Stated exercise ▸ Repeat everything from the first line of the listing below through the line that contains "from matplotlib.transforms import", exactly. Leave out pictures.

Data extract ▸

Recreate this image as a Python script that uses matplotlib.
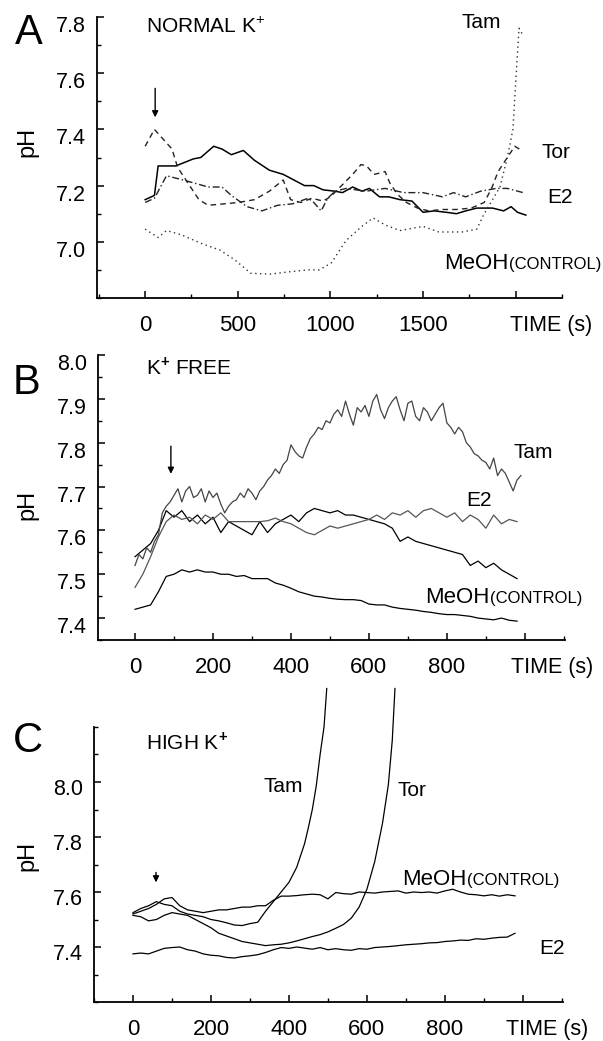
import numpy as np
import matplotlib
matplotlib.use("Agg")
import matplotlib.pyplot as plt
from matplotlib.ticker import MultipleLocator
from matplotlib.transforms import ScaledTranslation

plt.rcParams['font.family'] = ['Liberation Sans', 'DejaVu Sans']
plt.rcParams['mathtext.fontset'] = 'custom'
plt.rcParams['mathtext.rm'] = 'Liberation Sans'
plt.rcParams['mathtext.bf'] = 'Liberation Sans:bold'

# ---- panel A : normal K+ (time in s, pH) ----
a_t_meoh = [0, 50, 70, 165, 260, 300, 370, 415, 465, 530, 590, 670, 745, 860, 910, 960, 1025, 1065,
            1120, 1170, 1210, 1265, 1315, 1375, 1440, 1500, 1560, 1625, 1680, 1730, 1790, 1875, 1935,
            1975, 2010, 2055]
a_meoh = [7.15, 7.165, 7.27, 7.27, 7.295, 7.30, 7.34, 7.33, 7.31, 7.325, 7.29, 7.255, 7.24, 7.20, 7.20,
          7.185, 7.18, 7.175, 7.195, 7.18, 7.19, 7.16, 7.16, 7.15, 7.145, 7.105, 7.11, 7.105, 7.10, 7.11,
          7.12, 7.12, 7.11, 7.125, 7.105, 7.095]
a_t_e2 = [0, 50, 115, 175, 260, 340, 415, 465, 550, 630, 715, 795, 880, 910, 950, 985, 1025, 1085, 1190,
          1295, 1395, 1500, 1605, 1665, 1730, 1810, 1895, 1955, 2040]
a_e2 = [7.14, 7.155, 7.235, 7.225, 7.21, 7.195, 7.195, 7.165, 7.125, 7.11, 7.13, 7.135, 7.155, 7.14, 7.11,
        7.155, 7.18, 7.19, 7.18, 7.19, 7.175, 7.175, 7.16, 7.175, 7.16, 7.18, 7.19, 7.19, 7.175]
a_t_tor = [0, 50, 145, 175, 240, 290, 340, 425, 505, 590, 670, 745, 785, 840, 900, 960, 1000, 1060, 1120,
           1165, 1195, 1235, 1270, 1295, 1320, 1360, 1410, 1470, 1530, 1600, 1680, 1760, 1830, 1870, 1905,
           1935, 1965, 1995, 2020]
a_tor = [7.34, 7.40, 7.33, 7.265, 7.20, 7.15, 7.13, 7.135, 7.14, 7.15, 7.18, 7.22, 7.15, 7.14, 7.155, 7.145,
         7.16, 7.20, 7.24, 7.275, 7.27, 7.24, 7.245, 7.25, 7.21, 7.17, 7.14, 7.12, 7.11, 7.115, 7.115, 7.12,
         7.14, 7.19, 7.25, 7.28, 7.31, 7.34, 7.33]
a_t_tam = [0, 70, 115, 195, 300, 405, 485, 570, 675, 775, 880, 940, 1005, 1085, 1170, 1230, 1295, 1375, 1500,
           1585, 1710, 1790, 1830, 1875, 1915, 1955, 1985, 2005, 2018, 2035]
a_tam = [7.045, 7.015, 7.04, 7.025, 6.995, 6.97, 6.935, 6.888, 6.885, 6.893, 6.90, 6.90, 6.925, 7.005, 7.055,
         7.085, 7.06, 7.04, 7.055, 7.035, 7.035, 7.045, 7.10, 7.15, 7.195, 7.30, 7.40, 7.62, 7.76, 7.74]

# ---- panel B : K+ free ----
b_t_tam = [0, 10, 20, 30, 40, 50, 60, 70, 80, 90, 100, 110, 120, 130, 140, 150, 160, 170, 180, 190,
           200, 210, 220, 230, 240, 250, 260, 270, 280, 290, 300, 310, 320, 330, 340, 350, 360, 370, 380, 390,
           400, 410, 420, 430, 440, 450, 460, 470, 480, 490, 500, 510, 520, 530, 540, 550, 560, 570, 580, 590,
           600, 610, 620, 630, 640, 650, 660, 670, 680, 690, 700, 710, 720, 730, 740, 750, 760, 770, 780, 790,
           800, 810, 820, 830, 840, 850, 860, 870, 880, 890, 900, 910, 920, 930, 940, 950, 960, 970, 980, 990]
b_tam = [7.52, 7.545, 7.535, 7.56, 7.55, 7.575, 7.59, 7.64, 7.655, 7.665,
         7.68, 7.695, 7.665, 7.69, 7.70, 7.675, 7.68, 7.695, 7.665, 7.69,
         7.675, 7.685, 7.66, 7.64, 7.655, 7.665, 7.67, 7.685, 7.675, 7.695,
         7.685, 7.67, 7.69, 7.70, 7.715, 7.725, 7.74, 7.73, 7.75, 7.76,
         7.795, 7.78, 7.77, 7.765, 7.79, 7.81, 7.82, 7.835, 7.83, 7.85,
         7.845, 7.865, 7.875, 7.86, 7.895, 7.865, 7.84, 7.88, 7.87, 7.885,
         7.86, 7.895, 7.91, 7.875, 7.855, 7.88, 7.895, 7.905, 7.875, 7.85,
         7.89, 7.895, 7.86, 7.85, 7.88, 7.87, 7.85, 7.865, 7.88, 7.89,
         7.845, 7.835, 7.82, 7.835, 7.825, 7.80, 7.79, 7.775, 7.77, 7.76,
         7.755, 7.74, 7.765, 7.725, 7.74, 7.73, 7.71, 7.69, 7.715, 7.725]
b_t = [0, 20, 40, 60, 80, 100, 120, 140, 160, 180, 200, 220, 240, 260, 280, 300, 320, 340, 360, 380,
       400, 420, 440, 460, 480, 500, 520, 540, 560, 580, 600, 620, 640, 660, 680, 700, 720, 740, 760, 780,
       800, 820, 840, 860, 880, 900, 920, 940, 960, 980]
b_e2 = [7.47, 7.50, 7.54, 7.585, 7.62, 7.635, 7.625, 7.63, 7.615, 7.635, 7.625, 7.64, 7.62, 7.62, 7.62,
        7.62, 7.62, 7.622, 7.628, 7.62, 7.615, 7.605, 7.595, 7.59, 7.60, 7.61, 7.605, 7.61, 7.615, 7.62,
        7.625, 7.635, 7.625, 7.64, 7.635, 7.645, 7.63, 7.645, 7.65, 7.64, 7.63, 7.64, 7.62, 7.635, 7.625,
        7.605, 7.635, 7.615, 7.625, 7.62]
b_other = [7.54, 7.555, 7.57, 7.60, 7.645, 7.63, 7.645, 7.62, 7.635, 7.615, 7.63, 7.595, 7.62, 7.61, 7.60,
           7.59, 7.62, 7.595, 7.615, 7.625, 7.635, 7.62, 7.64, 7.65, 7.645, 7.64, 7.645, 7.635, 7.635, 7.63,
           7.625, 7.62, 7.615, 7.605, 7.575, 7.585, 7.575, 7.57, 7.565, 7.56, 7.555, 7.55, 7.545, 7.52, 7.53,
           7.515, 7.525, 7.51, 7.50, 7.49]
b_meoh = [7.42, 7.425, 7.43, 7.46, 7.495, 7.50, 7.51, 7.505, 7.51, 7.505, 7.505, 7.50, 7.50, 7.495, 7.497,
          7.49, 7.49, 7.49, 7.48, 7.475, 7.468, 7.46, 7.455, 7.45, 7.448, 7.445, 7.443, 7.442, 7.442, 7.44,
          7.432, 7.43, 7.43, 7.425, 7.422, 7.42, 7.418, 7.415, 7.413, 7.41, 7.408, 7.408, 7.406, 7.404, 7.40,
          7.398, 7.396, 7.40, 7.395, 7.393]

# ---- panel C : high K+ ----
c_t = b_t
c_meoh = [7.52, 7.53, 7.54, 7.555, 7.575, 7.58, 7.55, 7.535, 7.53, 7.525, 7.53, 7.535, 7.535, 7.54, 7.545,
          7.545, 7.55, 7.55, 7.57, 7.585, 7.585, 7.587, 7.59, 7.592, 7.59, 7.575, 7.598, 7.594, 7.592, 7.60,
          7.598, 7.596, 7.60, 7.602, 7.604, 7.596, 7.60, 7.598, 7.60, 7.596, 7.604, 7.61, 7.60, 7.592, 7.59,
          7.586, 7.59, 7.585, 7.59, 7.586]
c_e2 = [7.375, 7.378, 7.375, 7.385, 7.395, 7.398, 7.40, 7.39, 7.385, 7.375, 7.37, 7.368, 7.362, 7.36, 7.365,
        7.368, 7.372, 7.38, 7.39, 7.398, 7.395, 7.40, 7.396, 7.392, 7.398, 7.39, 7.394, 7.39, 7.388, 7.394,
        7.392, 7.398, 7.40, 7.402, 7.405, 7.408, 7.41, 7.412, 7.415, 7.416, 7.42, 7.422, 7.425, 7.424, 7.43,
        7.428, 7.432, 7.435, 7.436, 7.45]
c_t_tam = [0, 20, 40, 60, 80, 100, 120, 140, 160, 180, 200, 220, 240, 260, 280, 300, 320, 340, 360, 380,
           400, 420, 440, 450, 460, 470, 480, 490, 497]
c_tam = [7.525, 7.54, 7.55, 7.565, 7.555, 7.55, 7.53, 7.52, 7.515, 7.51, 7.50, 7.495, 7.488, 7.48, 7.478,
         7.485, 7.49, 7.53, 7.565, 7.60, 7.635, 7.69, 7.775, 7.835, 7.90, 7.985, 8.10, 8.20, 8.34]
c_t_tor = [0, 20, 40, 60, 80, 100, 120, 140, 160, 180, 200, 220, 240, 260, 280, 300, 320, 340, 360, 380,
           400, 420, 440, 460, 480, 500, 520, 540, 560, 580, 600, 620, 640, 655, 665, 672]
c_tor = [7.515, 7.51, 7.495, 7.50, 7.515, 7.525, 7.52, 7.515, 7.50, 7.485, 7.47, 7.45, 7.44, 7.43, 7.42,
         7.415, 7.41, 7.405, 7.408, 7.41, 7.415, 7.422, 7.43, 7.438, 7.445, 7.455, 7.468, 7.482, 7.505,
         7.545, 7.61, 7.71, 7.85, 7.99, 8.15, 8.34]

# drug addition arrows: time, tail pH, tip pH
arrow_t = [54, 92, 59]
arrow_tail = [7.546, 7.792, 7.671]
arrow_tip = [7.443, 7.729, 7.635]

W, H = 603, 1041
fig = plt.figure(figsize=(W / 100, H / 100), dpi=100)


def px_axes(l, t, r, b):
    return fig.add_axes([l / W, 1 - b / H, (r - l) / W, (b - t) / H])


def ftext(x, y, s, **kw):
    kw.setdefault('ha', 'center')
    kw.setdefault('va', 'center')
    kw.setdefault('fontsize', 15)
    return fig.text(x / W, 1 - y / H, s, **kw)


def setup(ax, xlim, ylim, xticks, xlabels, xminor, yticks, yminor, ylab_shift, time_x):
    ax.set_xlim(*xlim)
    ax.set_ylim(*ylim)
    for s in ['top', 'right']:
        ax.spines[s].set_visible(False)
    for s in ['left', 'bottom']:
        ax.spines[s].set_linewidth(1.3)
    ax.set_xticks(xticks, xlabels)
    ax.set_yticks(yticks, ['%.1f' % v for v in yticks])
    ax.xaxis.set_minor_locator(MultipleLocator(xminor))
    ax.yaxis.set_minor_locator(MultipleLocator(yminor))
    ax.tick_params(which='major', direction='in', length=5, width=1.1)
    ax.tick_params(which='minor', direction='in', length=3, width=1.0)
    ax.tick_params(axis='x', pad=12.5, labelsize=16)
    ax.tick_params(axis='y', pad=8, labelsize=15.5)
    off = ScaledTranslation(0, -ylab_shift / 100, fig.dpi_scale_trans)
    for lab in ax.get_yticklabels():
        lab.set_transform(lab.get_transform() + off)
    ax.annotate('TIME (s)', xy=(time_x, 0), xycoords=('data', 'axes fraction'),
                xytext=(0, -12.5), textcoords='offset points', ha='center', va='top',
                fontsize=15.5, annotation_clip=False)


axA = px_axes(97, 17, 562, 298)
axB = px_axes(98, 355, 565, 640)
axC = px_axes(94, 727, 563, 1002)

# panel A
axA.plot(a_t_meoh, a_meoh, color='black', lw=1.1, ls='-')
axA.plot(a_t_e2, a_e2, color='#222222', lw=1.0, ls=(0, (5, 2, 1, 2)))
axA.plot(a_t_tor, a_tor, color='#222222', lw=1.0, ls=(0, (4, 3)))
axA.plot(a_t_tam, a_tam, color='#333333', lw=1.0, ls=(0, (1, 2.5)), clip_on=False)
setup(axA, (-260, 2250), (6.8, 7.8), [0, 500, 1000, 1500, 2000], ['0', '500', '1000', '1500', ''],
      250, [7.0, 7.2, 7.4, 7.6, 7.8], 0.1, 7, 2193)

# panel B
axB.plot(b_t, b_meoh, color='black', lw=0.9)
axB.plot(b_t, b_other, color='black', lw=0.9)
axB.plot(b_t, b_e2, color='#555555', lw=0.9)
axB.plot(b_t_tam, b_tam, color='#444444', lw=0.9)
setup(axB, (-95, 1103), (7.35, 8.0), [0, 200, 400, 600, 800, 1000], ['0', '200', '400', '600', '800', ''],
      100, [7.4, 7.5, 7.6, 7.7, 7.8, 7.9, 8.0], 0.05, 7, 1069)

# panel C
axC.plot(c_t, c_e2, color='black', lw=0.9)
axC.plot(c_t, c_meoh, color='black', lw=0.9)
axC.plot(c_t_tam, c_tam, color='black', lw=0.9, clip_on=False)
axC.plot(c_t_tor, c_tor, color='black', lw=0.9, clip_on=False)
setup(axC, (-100, 1103), (7.2, 8.2), [0, 200, 400, 600, 800, 1000], ['0', '200', '400', '600', '800', ''],
      100, [7.4, 7.6, 7.8, 8.0], 0.1, 5, 1062)

for ax, t, tail, tip in zip([axA, axB, axC], arrow_t, arrow_tail, arrow_tip):
    ax.annotate('', xy=(t, tip), xytext=(t, tail),
                arrowprops=dict(arrowstyle='-|>', color='black', lw=1.0, mutation_scale=9,
                                shrinkA=0, shrinkB=0))

# panel letters, y labels and condition titles
ftext(29, 33, 'A', fontsize=30)
ftext(27, 383, 'B', fontsize=30)
ftext(28, 741, 'C', fontsize=30)
for y in [142, 505, 856]:
    ftext(27, y, 'pH', fontsize=17, rotation=90)
ftext(146, 27, 'NORMAL K$^{+}$', ha='left')
ftext(146, 367, r'K$^{\mathbf{+}}$ FREE', ha='left')
ftext(146, 742, r'HIGH K$^{\mathbf{+}}$', ha='left')

# curve labels
ftext(481, 23, 'Tam')
ftext(556, 152, 'Tor')
ftext(560, 197, 'E2')
ftext(533, 453, 'Tam')
ftext(479, 500, 'E2')
ftext(283, 787, 'Tam')
ftext(412, 790, 'Tor')
ftext(552, 948, 'E2')
for x, y in [(444, 269), (425, 603), (402, 885)]:
    ftext(x, y, 'MeOH', ha='left', va='baseline', fontsize=16)
    fig.text(x / W, 1 - y / H, '(CONTROL)', ha='left', va='baseline', fontsize=12,
             transform=fig.transFigure + ScaledTranslation(46.5 / 72, 0, fig.dpi_scale_trans))

fig.savefig('out.png', dpi=100)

Result of this exercise ▸
Recreate this image as a Python script that uses matplotlib.
import numpy as np
import matplotlib
matplotlib.use("Agg")
import matplotlib.pyplot as plt
from matplotlib.ticker import MultipleLocator
from matplotlib.transforms import ScaledTranslation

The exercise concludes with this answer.